Now entering its 10th year, Prosper looks like it is here to stay. America’s most recognizable name in peer to peer lending (with Lending Club in close second), Prosper offers financial methods to borrowers and investors alike. With a lot of guides geared towards borrowers, it’s time to give a little more focus to the investor side of things. For those who want the TL;DR, Prosper remains an excellent peer to peer lending investment, offering 5-10% returns, even after defaults and fees are considered. Here’s how they do it.
Prosper Investment Basics
For those unfamiliar with the P2P model, it is basically this: a pool of investor/lenders use Propser’s lending platform to look at a bunch of loan applications. These applications are submitted by Prosper’s registered users, all of whom have a credit score of at least 640, and all of whom are applying for sums of $2,000 to $35,000 over 36 and 60 month terms. These applicants are graded according to their creditworthiness, and the cost of their loans (in terms of APR) is clearly listed. Lender/investors inspect these criteria for personal loans and decide which loans to fund, in increments of $25. By lending to many borrowers in such small chunks, Prosper lenders are well diversified within the platform.
What are the Risks of Investing With Prosper?
As with all investments, there are measured risks that Prosper investors take on. However, because Prosper has improved their borrower approval process by leaps and bounds over the years, there is a lot lower risk of borrower default for investors risking their money. This translates into higher returns, which often exceed the 5-10% return average advertised by the company.
But defaults still happen. Prosper borrowers have frequently been denied a loan in the traditional lending sphere. These users sometimes default. Those defaults most often occur at the lowest rating levels (HR, or “High Risk”, are the most likely to default). Another good way to avoid default in social lending is one that Prosper makes available. You can communicate with your borrowers through the Prosper platform, making things run even more smoothly, especially if you’re a good communicator and you pick your borrowers well.

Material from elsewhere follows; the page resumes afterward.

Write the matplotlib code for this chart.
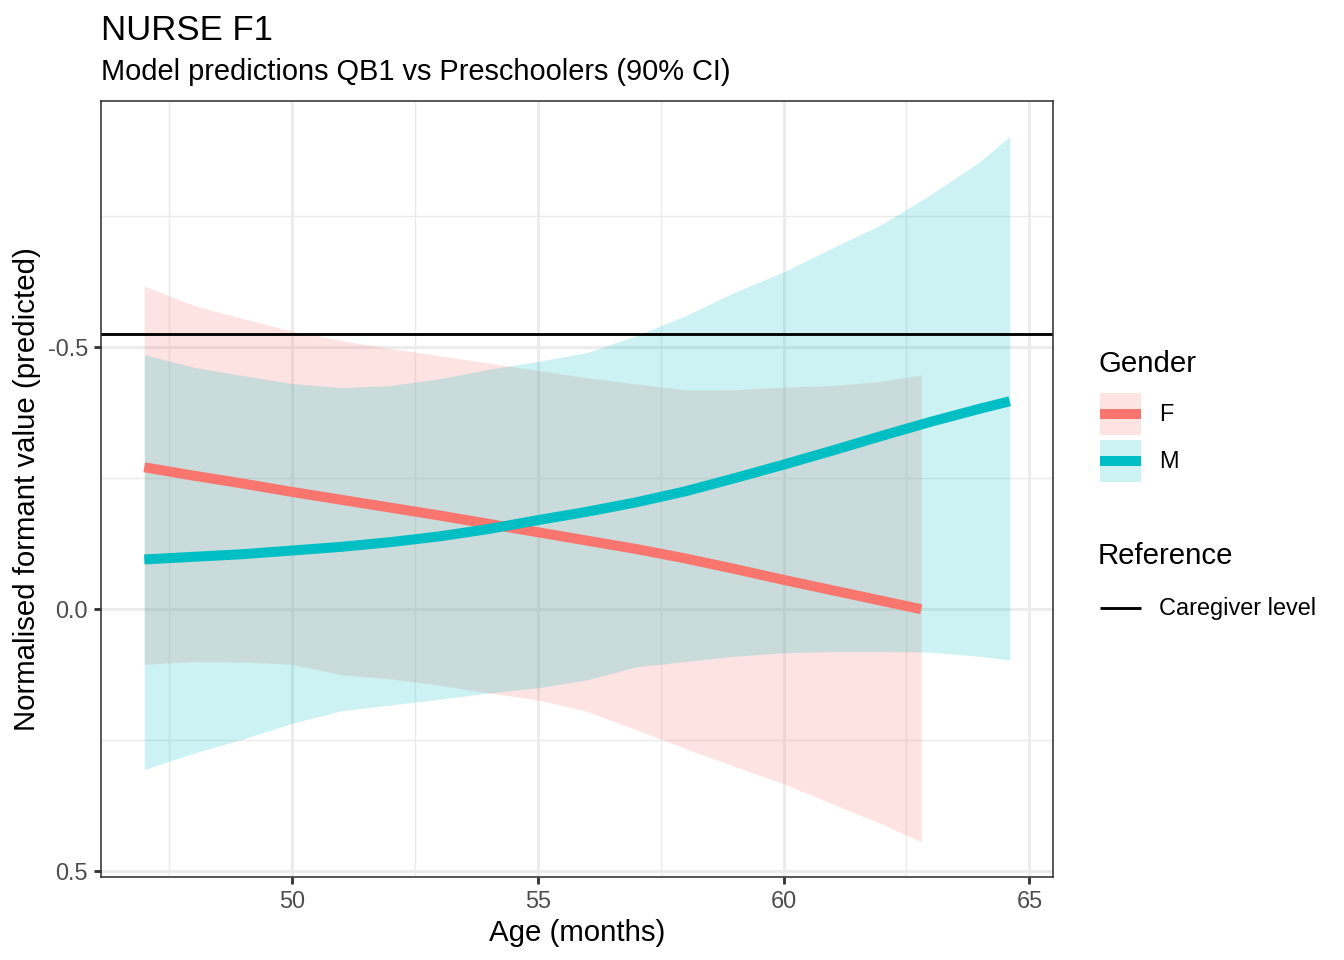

Though not a risk, Prosper is not available in every state. They have a history of excellence in the states which have approved them, but some would-be investors are out of luck if they don’t live in the right part of the country. Still, Prosper is a lending company with momentum, averaging 350% company growth in 2015. If you wish to invest with Prosper but it is not currently available where you live, continue to review its use and it may be available soon.
In conclusion, Prosper is a simple idea that provides real returns for a diverse class of investors. Diversified from within, it can be a great addition to any portfolio, and in many years has outperformed more traditional investment types, like index funds. You can read questions and comments from real investment users all around the web, but the general consensus seems to be that Prosper is great for investors who are willing to spend a little time with Prosper’s easy interface.